Sandbox Reader

Configure the Sandbox Reader task to read files from the Network pool of the Data Sandbox into your data job (Spark) for downstream transformations and analytics.

Prerequisites

  • Files have been published to the Sandbox Network pool by your upstream process (Data Sandbox / Data Prep).

  • You know which Sandbox file to read and its file type (CSV, JSON, Parquet, Avro, or XML).

  • The job’s compute environment can access the Sandbox storage location (managed by the platform).

Tip: Start with a small sample (use a narrow file/prefix if applicable and a LIMIT in your Spark SQL Query) to validate schema and datatypes before full loads.

Quick Start

  1. Drag the Sandbox Reader task to the workspace and open it.

  2. On Meta Information, review Storage Type (pre‑defined) and choose your Sandbox File from the drop‑down.

  3. Select the File Type; configure any additional options that appear for that type.

  4. (Optional) Provide a Spark SQL Query for filtering, projection, or joins.

  5. Click Save Task In Storage to persist the configuration.

Meta Information — Field Reference

Field
Required
Example
Description / Best Practices

Storage Type

*

Sandbox (Network Pool)

Pre‑defined by the platform; indicates reads occur from the managed Sandbox storage.

Sandbox File

*

hr/hires/2025-09-10.csv

Select from files that are currently available in the Network pool.
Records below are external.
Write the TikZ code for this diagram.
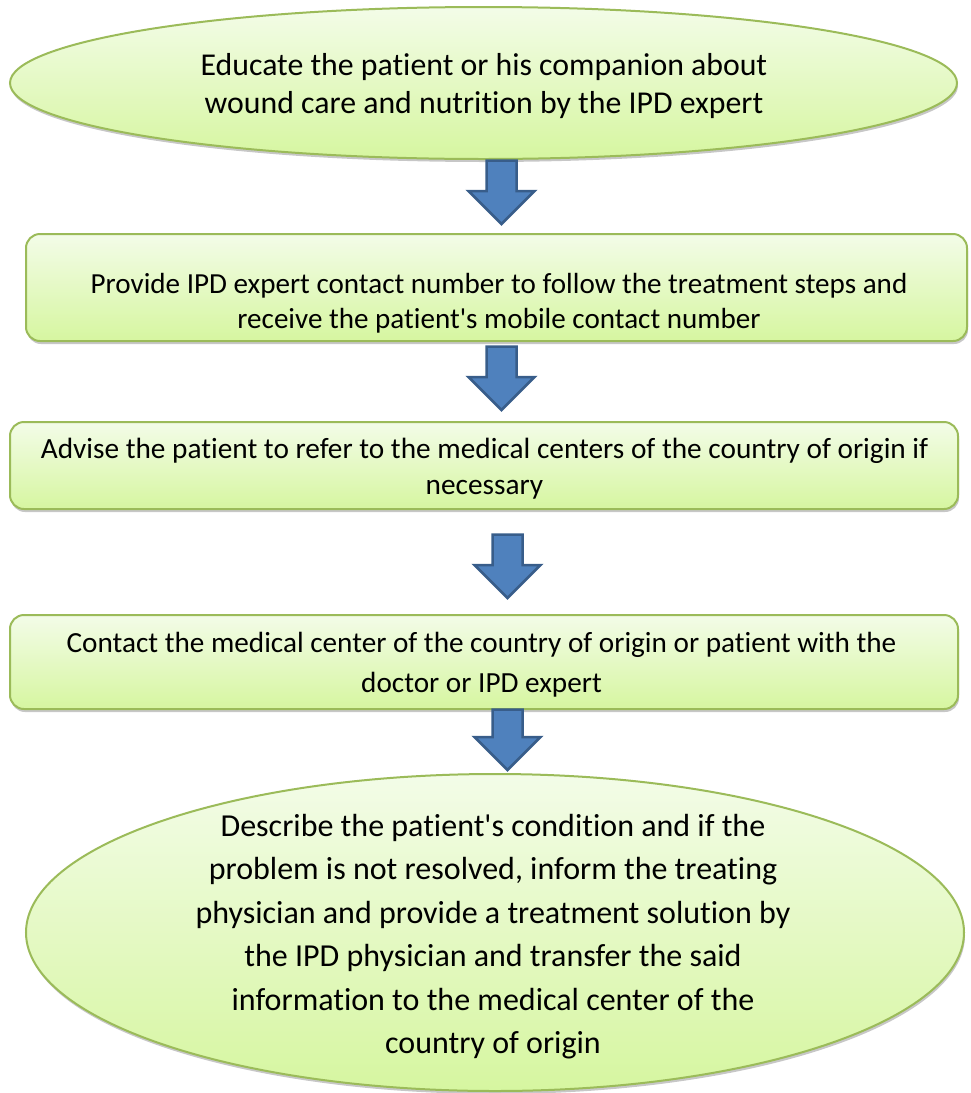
\documentclass[tikz,border=0pt]{standalone}
\usepackage{fontspec}
\setmainfont{Carlito}[Ligatures={NoCommon}]
\usetikzlibrary{shapes.geometric,shadows,calc}
\definecolor{gtop}{RGB}{243,252,232}
\definecolor{gbot}{RGB}{214,246,160}
\definecolor{gline}{RGB}{155,187,89}
\definecolor{afill}{RGB}{79,129,189}
\definecolor{aline}{RGB}{56,93,138}
\tikzset{
  stepshape/.style={draw=gline, line width=2pt, top color=gtop, bottom color=gbot, inner sep=0pt,
    drop shadow={shadow xshift=1pt, shadow yshift=-3pt, opacity=0.22, fill=black}},
  ovalbox/.style={stepshape, ellipse},
  roundbox/.style={stepshape, rectangle, rounded corners=14pt},
  blockarrow/.style={draw=aline, fill=afill, line width=2.5pt, line join=miter},
  txt/.style={anchor=base, inner sep=0pt, text=black},
}
\newcommand\blockarr[2]{%
  \draw[blockarrow] let \p1=(#1), \p2=(#2) in
    (\x1-15pt,\y1) -- (\x1+15pt,\y1) -- (\x1+15pt,\y2+33pt) -- (\x1+33pt,\y2+33pt)
    -- (\x2,\y2) -- (\x1-33pt,\y2+33pt) -- (\x1-15pt,\y2+33pt) -- cycle;}
\begin{document}
\begin{tikzpicture}[x=1pt,y=-1pt]
\useasboundingbox (0,0) rectangle (970,1093);
% shapes
\node[ovalbox, minimum width=947pt, minimum height=152pt] (e1) at (483.5,83) {};
\node[roundbox, minimum width=941pt, minimum height=107pt] (b2) at (496.5,287.5) {};
\node[roundbox, minimum width=948pt, minimum height=87pt] (b3) at (484,465.5) {};
\node[roundbox, minimum width=948pt, minimum height=94pt] (b4) at (484,662) {};
\node[ovalbox, minimum width=938pt, minimum height=317pt] (e5) at (495,932.5) {};
% texts
\node[txt] (t1) at (484,75) {\fontsize{31.8pt}{38pt}\selectfont\begin{tabular}[t]{@{}c@{}}Educate the patient or his companion about\\ wound care and nutrition by the IPD expert\end{tabular}};
\node[txt] (t2) at (499,293) {\fontsize{29.1pt}{35pt}\selectfont\begin{tabular}[t]{@{}c@{}}Provide IPD expert contact number to follow the treatment steps and\\ receive the patient\textquotesingle s mobile contact number\end{tabular}};
\node[txt] (t3) at (484.5,458) {\fontsize{29.3pt}{36pt}\selectfont\begin{tabular}[t]{@{}c@{}}Advise the patient to refer to the medical centers of the country of origin if\\ necessary\end{tabular}};
\node[txt] (t4) at (481.5,652) {\fontsize{29.2pt}{40pt}\selectfont\begin{tabular}[t]{@{}c@{}}Contact the medical center of the country of origin or patient with the\\ doctor or IPD expert\end{tabular}};
\node[txt] (t5) at (493,836.5) {\fontsize{32pt}{43.4pt}\selectfont\begin{tabular}[t]{@{}c@{}}Describe the patient\textquotesingle s condition and if the\\ problem is not resolved, inform the treating\\ physician and provide a treatment solution by\\ the IPD physician and transfer the said\\ information to the medical center of the\\ country of origin\end{tabular}};
% arrow ends
\coordinate (a1s) at ($(e1.south)+(18,0.5)$);
\coordinate (a1e) at ($(b2.north)+(5,-9)$);
\coordinate (a2s) at ($(b2.south)+(5,4.5)$);
\coordinate (a2e) at ($(b3.north)+(17.5,-11)$);
\coordinate (a3s) at ($(b3.south)+(23.5,24.5)$);
\coordinate (a3e) at ($(b4.north)+(23.5,-16)$);
\coordinate (a4s) at ($(b4.south)+(23.5,-0.5)$);
\coordinate (a4e) at ($(e5.north)+(12.5,-3)$);
\blockarr{a1s}{a1e}
\blockarr{a2s}{a2e}
\blockarr{a3s}{a3e}
\blockarr{a4s}{a4e}
\end{tikzpicture}
\end{document}
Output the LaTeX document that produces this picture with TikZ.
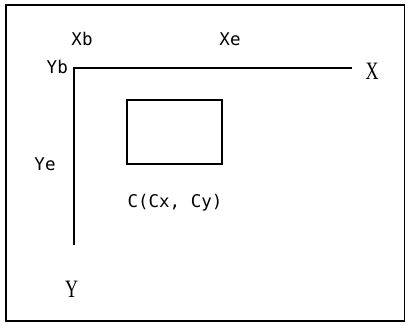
\documentclass[tikz,border=0pt]{standalone}
\usepackage{fontspec}
\newfontfamily\lblfont{DejaVu Sans Mono}
\newfontfamily\axfont{Liberation Serif}
\usetikzlibrary{positioning}

\begin{document}
\begin{tikzpicture}[x=1pt,y=-1pt]
\useasboundingbox (0,0) rectangle (406,325);
\draw[line width=1.1pt] (6,5) rectangle (404.5,321);
\coordinate (org) at (74,68);
\coordinate (xend) at (352,68);
\coordinate (yend) at (74,245);
\draw[line width=1.3pt] (xend)--(org)--(yend);
\node[draw,line width=1.1pt,minimum width=95pt,minimum height=64pt,inner sep=0pt] (cbox) at (174.5,132) {};
\node[font=\lblfont\fontsize{17.5}{20}\selectfont,inner sep=0pt] (xb) at (82,39) {Xb};
\node[font=\lblfont\fontsize{17.5}{20}\selectfont,inner sep=0pt] (xe) at (230,39) {Xe};
\node[font=\lblfont\fontsize{17.5}{20}\selectfont,inner sep=0pt,anchor=east] (yb) at (68,67) {Yb};
\node[font=\lblfont\fontsize{17.5}{20}\selectfont,inner sep=0pt] (ye) at (45,164) {Ye};
\node[font=\lblfont\fontsize{17.5}{20}\selectfont,inner sep=0pt] (clbl) at (175,203) {C(Cx, Cy)};
\node[font=\axfont\fontsize{25}{27}\selectfont,inner sep=0pt] (ylbl) at (71.5,289) {\scalebox{0.72}[1]{Y}};
\node[font=\axfont\fontsize{25}{27}\selectfont,inner sep=0pt] (xlbl) at (372,71) {\scalebox{0.72}[1]{X}};
\end{tikzpicture}
\end{document}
If a file is missing, ensure it has been published from Data Sandbox/Data Prep.

File Type

*

CSV / JSON / PARQUET / AVRO / XML

Determines which additional options are shown (see File Type Options).

Query

Spark SQL

Optional post‑load Spark SQL executed on the registered dataset (filters, projections, joins).

Please note: Only one source is read per Sandbox Reader instance. To combine multiple files or formats, use multiple readers and join downstream via Query or a transform task.

File Type Options

There are five supported file types: CSV, JSON, PARQUET, AVRO, and XML. After selecting a type, additional options (if any) will appear.

CSV

  • Header — Treat the first row as column names.

  • Infer Schema — Infer column types from sample rows.

Best practices

  • Prefer an explicit schema downstream for large datasets or when columns can drift.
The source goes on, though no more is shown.